On the former, the Senate should withhold approval of Trump’s cabinet nominees until some reasonable form of conflict-of-interest safeguard has been put in place. Period.
Despite the appearance of normalcy accompanying the restaging of The Apprentice for the formation of an administration — where “You’re hired” supplants “You’re fired” — tens of millions of Americans are dismayed, disquieted, depressed, and some are fearful of what lies in store with this presidency. They have good reason for harboring such concerns.
Nothing in Donald Trump’s victory expunges the unprecedented, repellent campaign he waged for nearly 18 months, nor the abhorrent ‘birther movement’ he sired early in President Obama’s presidency.
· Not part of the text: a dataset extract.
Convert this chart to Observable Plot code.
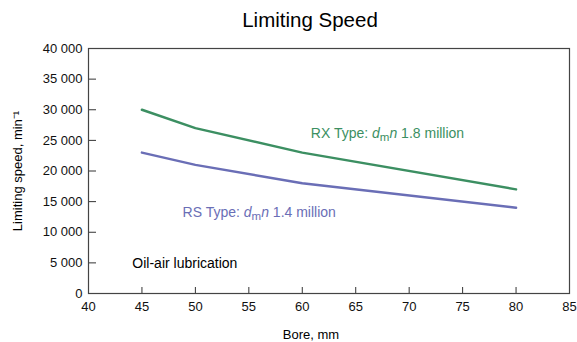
<!DOCTYPE html>
<html>
<head>
<meta charset="utf-8">
<script src="https://cdn.jsdelivr.net/npm/d3@7"></script>
<script src="https://cdn.jsdelivr.net/npm/@observablehq/plot@0.6"></script>
<style>
  html, body { margin: 0; padding: 0; background: #fff; }
  svg { font-family: "Liberation Sans", Arial, Helvetica, sans-serif; }
</style>
</head>
<body>
<div id="chart"></div>
<script>
const bore = [45, 50, 60, 80];
const rxSpeed = [30000, 27000, 23000, 17000];
const rsSpeed = [23000, 21000, 18000, 14000];
const seriesNames = ["RX", "RS"];
const seriesColors = ["#3c8f62", "#6a6eb6"];
const xTicks = [40, 45, 50, 55, 60, 65, 70, 75, 80, 85];
const yTicks = [0, 5000, 10000, 15000, 20000, 25000, 30000, 35000, 40000];
const labelTexts = ["RX Type: d_m_n 1.8 million", "RS Type: d_m_n 1.4 million", "Oil-air lubrication"];
const labelX = [60.8, 48.8, 44.1];
const labelY = [26100, 13200, 4900];
const labelColors = ["#3c8f62", "#6a6eb6", "#000"];
const title = "Limiting Speed";
const xLabel = "Bore, mm";
const yLabel = "Limiting speed, min⁻¹";

const rows = [];
bore.forEach((b, i) => {
  rows.push({series: "RX", bore: b, speed: rxSpeed[i]});
  rows.push({series: "RS", bore: b, speed: rsSpeed[i]});
});
const labels = labelTexts.map((t, i) => ({text: t, x: labelX[i], y: labelY[i], color: labelColors[i]}));
const fmt = d => d3.format(",")(d).replace(/,/g, " ");

const svg = Plot.plot({
  width: 577,
  height: 342,
  marginLeft: 88,
  marginRight: 8,
  marginTop: 48,
  marginBottom: 49,
  style: {fontFamily: '"Liberation Sans", Arial, Helvetica, sans-serif', fontSize: "13px", color: "#111"},
  x: {domain: [40, 85]},
  y: {domain: [0, 40000]},
  color: {domain: seriesNames, range: seriesColors},
  marks: [
    Plot.axisY({ticks: yTicks, tickSize: -8, tickPadding: 14, tickFormat: fmt, label: null, stroke: "#333", fill: "#111", fontSize: 13}),
    Plot.axisX({ticks: xTicks, tickSize: -6, tickPadding: 14, label: null, stroke: "#333", fill: "#111", fontSize: 13}),
    Plot.frame({stroke: "#444", strokeWidth: 1.2}),
    Plot.line(rows, {x: "bore", y: "speed", z: "series", stroke: "series", strokeWidth: 2.5, curve: "linear"}),
    Plot.text(labels, {x: "x", y: "y", text: "text", fill: "color", textAnchor: "start", fontSize: 14}),
    Plot.text([title], {frameAnchor: "top", lineAnchor: "middle", textAnchor: "middle", dy: -28, dx: -19, fontSize: 20.5, fill: "#000"}),
    Plot.text([xLabel], {frameAnchor: "bottom", lineAnchor: "middle", textAnchor: "middle", dy: 41, dx: -18, fontSize: 13, fill: "#000"}),
    Plot.text([yLabel], {frameAnchor: "left", lineAnchor: "middle", textAnchor: "middle", dx: -71, rotate: -90, fontSize: 13, fill: "#000"})
  ]
});

// Rich-text formatting for d_m n labels (italic d, subscript m, italic n)
d3.select(svg).selectAll("text").each(function() {
  const t = this.textContent;
  if (t.includes("d_m_n")) {
    const [before, after] = t.split("d_m_n");
    const sel = d3.select(this);
    sel.text(null);
    sel.append("tspan").text(before);
    sel.append("tspan").attr("font-style", "italic").text("d");
    sel.append("tspan").attr("dy", "3").attr("font-size", "11.5").text("m");
    sel.append("tspan").attr("dy", "-3").attr("font-style", "italic").text("n");
    sel.append("tspan").text(after);
  }
});

document.getElementById("chart").appendChild(svg);
</script>
</body>
</html>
Whether he, his advisers, and his supporters understand, he begins his presidency in the dank confines of a deep well of disrespect earned through his invective of intolerance and thuggish behavior — a Pyrrhic strategy that will severely compromise his ability to govern and to survive the inevitable low points of a presidency.
This will be compounded by his inability to deliver the goods he’s promised the Rust Belt and Coal Country and to make good on the threats he’s made to trading partners to the south and east of our shores.
In the meantime, we are embarked upon a beta test of sorts, the first occasion in the lifetime of anyone alive today to determine whether the framers in Philadelphia have given us a bulwark against illiberalism or whether it is possible to mount an autocratic hijacking of the republic.
We should neither assume that a Trump presidency will be of that character nor ignore signals suggesting that it might: elements of both are visible. In the meantime, we are well advised to accept that we are in ‘uncharted territory’ where vigilance trumps trust until such time as the record shows otherwise.
Just as people of faith turn to Scripture in troubled times, this is an opportune moment for democrats to revisit the Federalist Papers — a series of eighty-five separate essays crafted nearly 230 years ago by Alexander Hamilton, John Jay, and James Madison — under the pseudonym, Publius. These founders set about to persuade the citizenry to ratify the Constitution, and as the venerable historian Richard B. Morris wrote, [the Papers were] “an incomparable exposition of the Constitution, a classic in political science unsurpassed in both breadth and depth by the product of any later American writer.”
Publius began Federalist 1 with an observation, which seems a fitting lens through which to view the road ahead:
It has been frequently remarked, that it seems to have been reserved to the people of this country, by their conduct and example, to decide the important question, whether societies of men are really capable or not, of establishing good government from reflection and choice, or whether they are forever destined to depend, for their political constitutions, on accident and force.